Unfortunately, due to the reasons mentioned once before in this post, as I was now debugging a live, multi-threaded game, I couldn’t rely on Time Travel Debugging, so the strategy changed a little, to:

Step over instruction
If the previous instruction modified MXCSR and was a call, set a breakpoint there for the next re-run
Because IntrinsicDebugger restored the old, sane value, now I only had to re-trigger the bug again, continue to the breakpoint set in point 2. and repeat the procedure iteratively until the call site was definitively located

This plan was foolproof enough to allow me to win again.

After delivering back the second stack trace, enjoying the weekend and getting back another tentatively fixed version the next week, it seemed that the error was definitively squashed. The bug-fix release of BASS with the version number of 2.4.15.25 seems to have definitely resolved the issue!

Conclusions

Before I go forward with any sweeping statements, I’ll fully acknowledge that the fact that I was able to track this down was a freak accident. I’m still not even sure how it happened; many a coincidence contributed on the way. That said I did still sink about a week and a half’s worth of evenings into it, so I did put in my fair share of time. In my estimates, tracking this down was about 10% luck, 20% skill, 15% concentrated power of will, 5% pleasure, 50% pain, and a 100% reason to get a decent blog post out of it in the end.

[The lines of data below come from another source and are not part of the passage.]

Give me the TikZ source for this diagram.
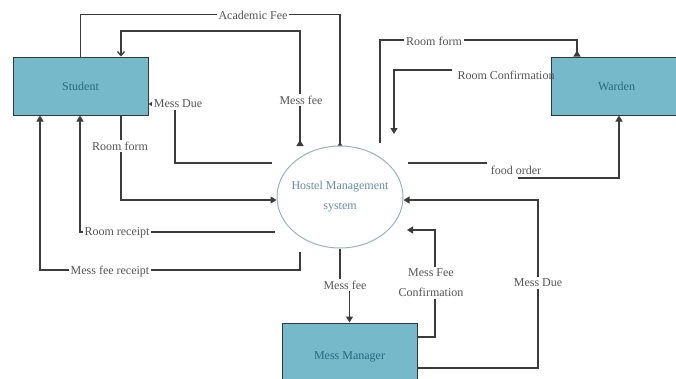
\documentclass[tikz,border=0pt]{standalone}
\usepackage{fontspec}
\setmainfont{Liberation Serif}
\usetikzlibrary{arrows.meta,shapes.geometric}
\definecolor{boxfill}{RGB}{117,185,203}
\definecolor{boxtext}{RGB}{40,105,128}
\definecolor{linec}{RGB}{60,60,60}
\definecolor{lblc}{RGB}{85,85,85}
\definecolor{ellc}{RGB}{150,180,186}
\definecolor{elltext}{RGB}{105,140,168}
\tikzset{
  entity/.style={draw=linec!90!black,line width=1pt,fill=boxfill,text=boxtext,
    font=\fontsize{12}{14}\selectfont,inner sep=0pt},
  proc/.style={ellipse,draw=ellc,line width=1pt,fill=white,text=elltext,
    minimum width=126pt,minimum height=102pt,inner sep=0pt,align=center,
    font=\fontsize{12}{20}\selectfont},
  flow/.style={draw=linec,line width=1.3pt},
  lbl/.style={text=lblc,font=\fontsize{12}{20}\selectfont,inner sep=2pt,align=center},
  lblw/.style={lbl,fill=white},
  tip/.style={-{Triangle[length=6pt,width=7pt]}},
  rtip/.style={-{Triangle[reversed,length=6pt,width=7pt]}},
  stip/.style={-{Triangle[reversed,length=4pt,width=4pt]}},
}
\begin{document}
\begin{tikzpicture}[x=1pt,y=-1pt]
\useasboundingbox (0,0) rectangle (676,378);
\clip (0,0) rectangle (676,378);

% entities
\node[entity,minimum width=135pt,minimum height=58pt] (student) at (80.5,86) {Student};
\node[entity,minimum width=131pt,minimum height=58pt] (warden) at (616.5,86) {Warden};
\node[entity,minimum width=135pt,minimum height=68pt] (manager) at (349.5,357) {Mess Manager};
\node[proc] (hms) at (340,197) {\makebox[0pt]{Hostel Management}\\\makebox[0pt]{system}};

% free ends
\coordinate (mf1) at (300,146);
\coordinate (md1) at (272,163);
\coordinate (rr1) at (275,232);
\coordinate (mfr1) at (300,252);
\coordinate (mfc1) at (407,230);
\coordinate (rfw1) at (380,143);
\coordinate (rc1) at (452,70);
\coordinate (fo1) at (408,163);
\coordinate (fo2) at (487,163);
\coordinate (fo3) at (518,178);

% Academic Fee
\draw[flow,stip] (student.north) -- ++(0,-42) -| (hms.north);
% Mess fee (top)
\draw[flow,{Triangle[reversed,length=6pt,width=7pt]}-{Straight Barb[length=4pt,width=7pt]}]
  (mf1) |- (121,31) -- ([xshift=40.5pt]student.north);
% Mess Due (student)
\draw[flow,tip] (md1) -| (175,104) -- ([yshift=-18pt]student.east);
% Room form (student)
\draw[flow,tip] ([xshift=40.5pt]student.south) |- ([yshift=-3pt]hms.west);
% Room receipt
\draw[flow,tip] (rr1) -| ([xshift=-0.5pt]student.south);
% Mess fee receipt
\draw[flow,tip] (mfr1) -- (300,270) -| ([xshift=-40.5pt]student.south);
% Mess fee (to manager)
\draw[flow,tip] (hms.south) -- (340,285) -- (349.5,285) -- (manager.north);
% Mess Fee Confirmation
\draw[flow,tip] ([yshift=20pt]manager.east) -| (435,230) -- (mfc1);
% Mess Due (right)
\draw[flow,tip] ([yshift=-11pt]manager.east) -| (538,200) -- ([yshift=-3pt]hms.east);
% Room form (warden)
\draw[flow,rtip] (rfw1) -- (380,40) -| ([xshift=-39.5pt]warden.north);
% Room Confirmation
\draw[flow,tip] (rc1) -| (394,134);
% food order
\draw[flow,tip] (fo1) -- (fo2) (fo3) -| ([xshift=2.5pt]warden.south);

% labels
\node[lblw] (lAF) at (253,15) {Academic Fee};
\node[lblw] (lMF) at (301,100) {Mess fee};
\node[lblw] (lMD) at (178,104) {Mess Due};
\node[lblw] (lRF) at (120,146) {Room form};
\node[lblw] (lRR) at (117,233) {Room receipt};
\node[lblw] (lMFR) at (110,272) {Mess fee receipt};
\node[lblw] (lMF2) at (345,285) {Mess fee};
\node[lblw] (lMFC) at (431,283) {Mess Fee\\Confirmation};
\node[lblw] (lMD2) at (538,283) {Mess Due};
\node[lblw] (lRFW) at (434,41) {Room form};
\node[lbl] (lRC) at (506,75) {Room Confirmation};
\node[lbl] (lFO) at (516,170) {food order};
\end{tikzpicture}
\end{document}
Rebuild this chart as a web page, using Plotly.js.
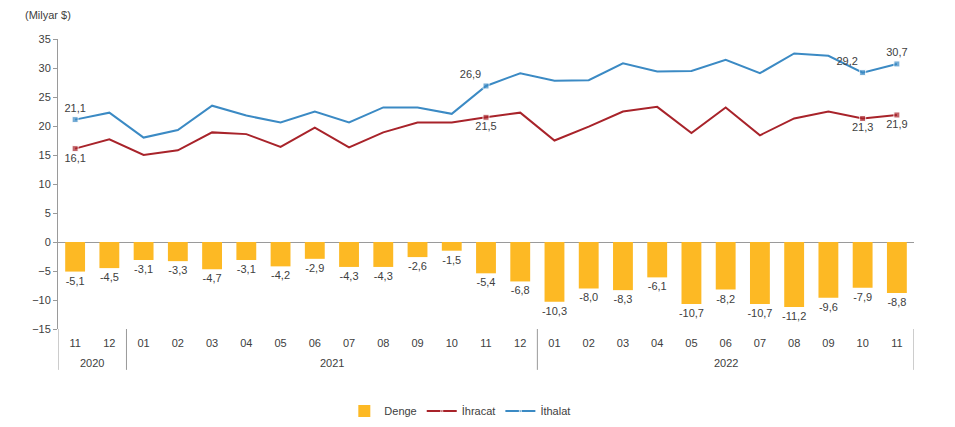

(Sorry. Now for the real conclusions.)

Easily the most important thing is to isolate, isolate and once again isolate. Reducing the background noise in the debugging process is incredibly important to be able to analyse what’s going on, spot differences and scope down further. In some cases it is even necessary to remove all the unimportant stuff to be able to proceed using a tool that can help you (as was the case with WinDbg here).
Instrumentation and tooling is absolutely key. Without being able to inspect registers or step over assembly I would have either missed MXCSR entirely, failed to spot how it was getting changed, or to pinpoint which code exact paths did it.
As long as you have a rough idea what is a good source and what isn’t, searching for resources online is tremendously important and let nobody ever tell you otherwise.
Potentially “throwaway” comments like the ones over in the .NET Core runtime can actually help steer lost travelers away from madness. Jotting down non-obvious info like that comment mentioning denormals is insanely valuable and was easily the biggest individual leap in logic required to locate the source of all of this.

Finally, huge thanks again to Ian @ un4seen for responding very quickly to the reports and helping us out on very short notice. While it’s a closed-source library, it’s free for non-commercial use, and so it might be worth looking at even for open-source non-commercial, non-profit projects.

This blog might have peaked with this post, but hopefully there’ll be more debugging stories to come. I still have some untold ones I haven’t summarised yet, so I might get onto that if there’s interest.

Until next time!

Sep 18: This post was amended due to incorrectly stating that SIMD instructions work across multiple threads or cores. This is not the case, as they simply use larger, 256-bit registers, therefore allowing 4 double-precision values to be handled at a time. Thanks to /u/solraun from reddit for the correction!